RECORDS:
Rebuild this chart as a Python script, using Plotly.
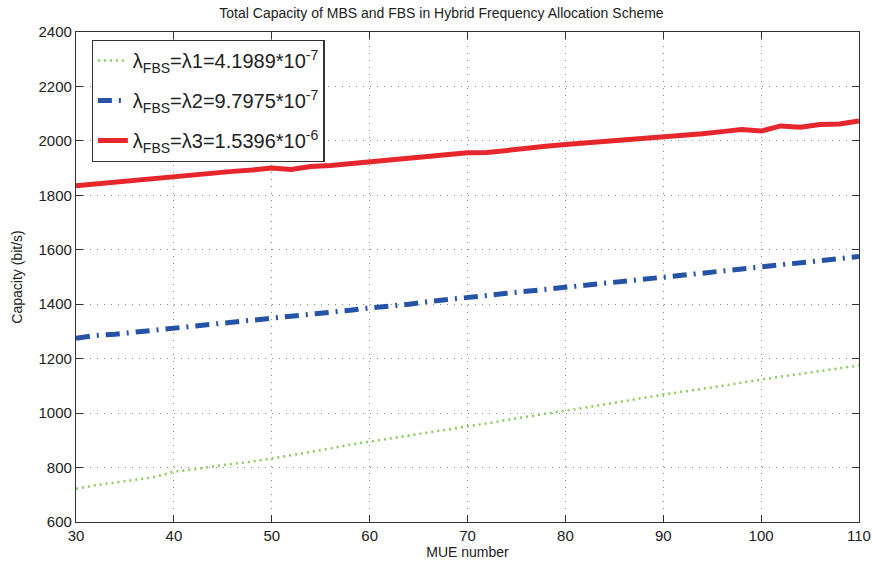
import plotly.graph_objects as go

mue = list(range(30, 111, 2))
cap_l1 = [722, 735, 745, 755, 765, 785, 793, 804, 812, 822, 833, 845, 858, 870, 884, 895,
          905, 917, 928, 940, 952, 962, 975, 986, 996, 1008, 1020, 1032, 1043, 1056, 1068,
          1078, 1090, 1100, 1112, 1124, 1134, 1144, 1154, 1163, 1175]
cap_l2 = [1275, 1285, 1290, 1297, 1305, 1313, 1320, 1328, 1335, 1340, 1348, 1356, 1363, 1370,
          1378, 1386, 1392, 1400, 1410, 1416, 1425, 1432, 1440, 1447, 1455, 1462, 1470, 1478,
          1482, 1490, 1500, 1505, 1514, 1522, 1530, 1537, 1543, 1550, 1560, 1568, 1575]
cap_l3 = [1835, 1842, 1848, 1855, 1862, 1870, 1876, 1882, 1888, 1893, 1900, 1895, 1906, 1910,
          1916, 1922, 1930, 1936, 1942, 1950, 1956, 1957, 1966, 1972, 1980, 1987, 1992, 1998,
          2004, 2010, 2015, 2020, 2026, 2034, 2042, 2036, 2055, 2050, 2060, 2062, 2073]

names = ["λ<sub>FBS</sub>=λ1=4.1989*10<sup>-7</sup>",
         "λ<sub>FBS</sub>=λ2=9.7975*10<sup>-7</sup>",
         "λ<sub>FBS</sub>=λ3=1.5396*10<sup>-6</sup>"]

FONT = "Liberation Sans, Arial, sans-serif"

fig = go.Figure()
fig.add_trace(go.Scatter(x=mue, y=cap_l1, mode="lines", name=names[0], legendgroup="g1",
                         line=dict(color="#8ccb5e", width=2.5, dash="2px,4px")))
fig.add_trace(go.Scatter(x=mue, y=cap_l2, mode="lines", name=names[1], legendgroup="g2",
                         line=dict(color="#2553a8", width=5, dash="14px,7px,2px,7px")))
fig.add_trace(go.Scatter(x=mue, y=cap_l3, mode="lines", name=names[2], legendgroup="g3",
                         line=dict(color="#e8262d", width=5)))

axis_common = dict(
    showline=True, linecolor="#333333", linewidth=1.2, mirror="allticks",
    ticks="inside", ticklen=7, tickcolor="#333333",
    showgrid=True, gridcolor="#8a8a8a", griddash="1px,6px", gridwidth=1.3,
    zeroline=False, tickfont=dict(size=15, color="#222222", family=FONT),
)

fig.update_layout(
    width=883, height=570,
    margin=dict(l=76, r=22, t=32, b=47),
    paper_bgcolor="white", plot_bgcolor="white",
    font=dict(family=FONT, color="#222222"),
    title=dict(text="Total Capacity of MBS and FBS in Hybrid Frequency Allocation Scheme",
               x=0.5, xanchor="center", y=0.985, yanchor="top",
               font=dict(size=14, color="#222222")),
    xaxis=dict(range=[30, 110], tickvals=list(range(30, 111, 10)),
               title=dict(text="MUE number", font=dict(size=14), standoff=4), **axis_common),
    yaxis=dict(range=[600, 2400], tickvals=list(range(600, 2401, 200)),
               title=dict(text="Capacity (bit/s)", font=dict(size=14), standoff=12), **axis_common),
    legend=dict(x=0.02, y=0.984, xanchor="left", yanchor="top",
                bgcolor="white", bordercolor="#333333", borderwidth=1.2,
                font=dict(size=20, color="#222222", family=FONT),
                tracegroupgap=11),
    showlegend=True,
)

fig.write_html("out.html")
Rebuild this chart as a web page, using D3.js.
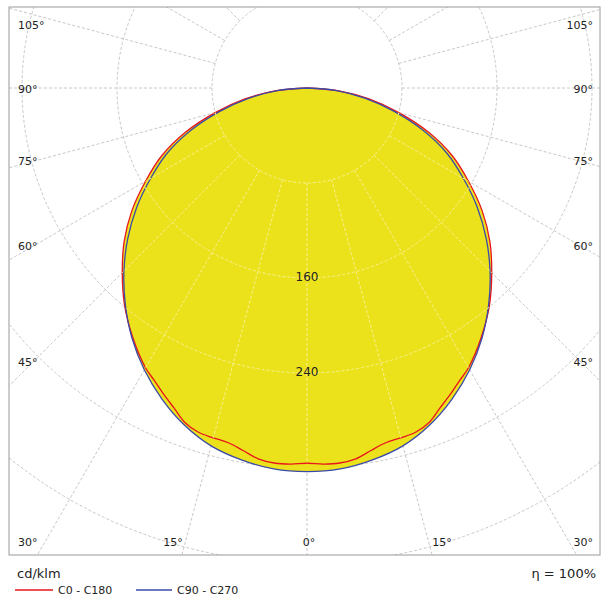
<!DOCTYPE html>
<html><head><meta charset="utf-8">
<script src="https://cdn.jsdelivr.net/npm/d3@7"></script>
<style>body{margin:0;background:#fff}svg{font-family:"DejaVu Sans",Verdana,sans-serif}</style>
</head><body><svg id="c" width="608" height="608"></svg>
<script>
const angles = [0,5,10,15,20,25,30,35,40,45,50,55,60,65,70,75,80,85,90];
const c90 = [323,322,318,312,302,289,274,257,238,218,197,175,152,130,104,76,50,25,0];
const angles0 = [0,2.5,5,7.5,10,12.5,15,17.5,20,22.5,25,27.5,30,35,40,45,50,55,60,65,70,75,80,85,90];
const c0 = [316,317,317,315,310,306,305,304,300,292,285,278,272,256,239,220,201,180,157,135,109,80,53,27,0];
const ringValues = [80,160,240,320,400,480];
const ringLabels = [160,240];
const gridAngles = d3.range(-180,181,15);
const leftLabels = ["105°","90°","75°","60°","45°","30°"];
const bottomLabels = ["15°","0°","15°"];

const svg = d3.select("#c");
const L=9,T=7,R=600,B=555, cx=307, cy=88;
const r = d3.scaleLinear().domain([0,400]).range([0,475]);
const toRad = d=>d*Math.PI/180;

svg.append("defs").append("clipPath").attr("id","frame").append("rect")
  .attr("x",L).attr("y",T).attr("width",R-L).attr("height",B-T);

function full(a,v){
  const pts=[];
  for(let i=a.length-1;i>=0;i--) pts.push([-a[i],v[i]]);
  for(let i=1;i<a.length;i++) pts.push([a[i],v[i]]);
  return pts;
}
const line = d3.lineRadial().angle(d=>Math.PI - toRad(d[0])).radius(d=>r(d[1])).curve(d3.curveCatmullRom);
const pRed = full(angles0,c0), pBlue = full(angles,c90);

const g = svg.append("g").attr("clip-path","url(#frame)");
function grid(sel,color){
  sel.selectAll("circle.ring").data(ringValues).join("circle").attr("class","ring")
    .attr("cx",cx).attr("cy",cy).attr("r",d=>r(d))
    .attr("fill","none").attr("stroke",color).attr("stroke-dasharray","3,2");
  sel.selectAll("line.rad").data(gridAngles).join("line").attr("class","rad")
    .attr("x1",d=>cx+r(80)*Math.sin(toRad(d))).attr("y1",d=>cy+r(80)*Math.cos(toRad(d)))
    .attr("x2",d=>cx+r(700)*Math.sin(toRad(d))).attr("y2",d=>cy+r(700)*Math.cos(toRad(d)))
    .attr("stroke",color).attr("stroke-dasharray","3,2");
}
grid(g.append("g"),"#c8c8c8");

const curves = svg.append("g").attr("transform",`translate(${cx},${cy})`);
curves.append("path").attr("d",line(pRed)).attr("fill","#ece21c");
curves.append("path").attr("d",line(pBlue)).attr("fill","#ece21c");
svg.select("defs").append("clipPath").attr("id","yel").append("path")
  .attr("transform",`translate(${cx},${cy})`).attr("d",line(pRed));
grid(svg.append("g").attr("clip-path","url(#yel)"),"#f6f090");
curves.append("path").attr("d",line(pRed)).attr("fill","none").attr("stroke","#e8141e").attr("stroke-width",1.3);
curves.append("path").attr("d",line(pBlue)).attr("fill","none").attr("stroke","#3a4aa8").attr("stroke-width",1.3);

svg.selectAll("text.rl").data(ringLabels).join("text").attr("class","rl")
  .attr("x",cx).attr("y",d=>cy+r(d)+3).attr("text-anchor","middle")
  .attr("font-size",12).attr("fill","#222").text(d=>d);

svg.append("rect").attr("x",L).attr("y",T).attr("width",R-L).attr("height",B-T)
  .attr("fill","none").attr("stroke","#9a9a9a");

const sideY=[29,93,165,250,366,546];
leftLabels.forEach((t,i)=>{
  svg.append("text").attr("x",18).attr("y",sideY[i]).attr("font-size",11).attr("fill","#222").text(t);
  svg.append("text").attr("x",593).attr("y",sideY[i]).attr("text-anchor","end").attr("font-size",11).attr("fill","#222").text(t);
});
const bx=[173,309,442];
bottomLabels.forEach((t,i)=>svg.append("text").attr("x",bx[i]).attr("y",546).attr("text-anchor","middle").attr("font-size",11).attr("fill","#222").text(t));

svg.append("text").attr("x",17).attr("y",578).attr("font-size",13).attr("fill","#222").text("cd/klm");
svg.append("text").attr("x",596).attr("y",578).attr("text-anchor","end").attr("font-size",13).attr("fill","#222").text("η = 100%");
svg.append("line").attr("x1",15).attr("x2",53).attr("y1",590).attr("y2",590).attr("stroke","#e8141e").attr("stroke-width",1.3);
svg.append("text").attr("x",58).attr("y",594).attr("font-size",11).attr("fill","#222").text("C0 - C180");
svg.append("line").attr("x1",136).attr("x2",172).attr("y1",590).attr("y2",590).attr("stroke","#3a4aa8").attr("stroke-width",1.3);
svg.append("text").attr("x",177).attr("y",594).attr("font-size",11).attr("fill","#222").text("C90 - C270");
</script></body></html>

EXERCISE BRIEF:
Skip every picture and return the lines above from the top through the one that contains "2060, 2062, 2073]".

RESPONSE TO THE EXERCISE:
Rebuild this chart as a Python script, using Plotly.
import plotly.graph_objects as go

mue = list(range(30, 111, 2))
cap_l1 = [722, 735, 745, 755, 765, 785, 793, 804, 812, 822, 833, 845, 858, 870, 884, 895,
          905, 917, 928, 940, 952, 962, 975, 986, 996, 1008, 1020, 1032, 1043, 1056, 1068,
          1078, 1090, 1100, 1112, 1124, 1134, 1144, 1154, 1163, 1175]
cap_l2 = [1275, 1285, 1290, 1297, 1305, 1313, 1320, 1328, 1335, 1340, 1348, 1356, 1363, 1370,
          1378, 1386, 1392, 1400, 1410, 1416, 1425, 1432, 1440, 1447, 1455, 1462, 1470, 1478,
          1482, 1490, 1500, 1505, 1514, 1522, 1530, 1537, 1543, 1550, 1560, 1568, 1575]
cap_l3 = [1835, 1842, 1848, 1855, 1862, 1870, 1876, 1882, 1888, 1893, 1900, 1895, 1906, 1910,
          1916, 1922, 1930, 1936, 1942, 1950, 1956, 1957, 1966, 1972, 1980, 1987, 1992, 1998,
          2004, 2010, 2015, 2020, 2026, 2034, 2042, 2036, 2055, 2050, 2060, 2062, 2073]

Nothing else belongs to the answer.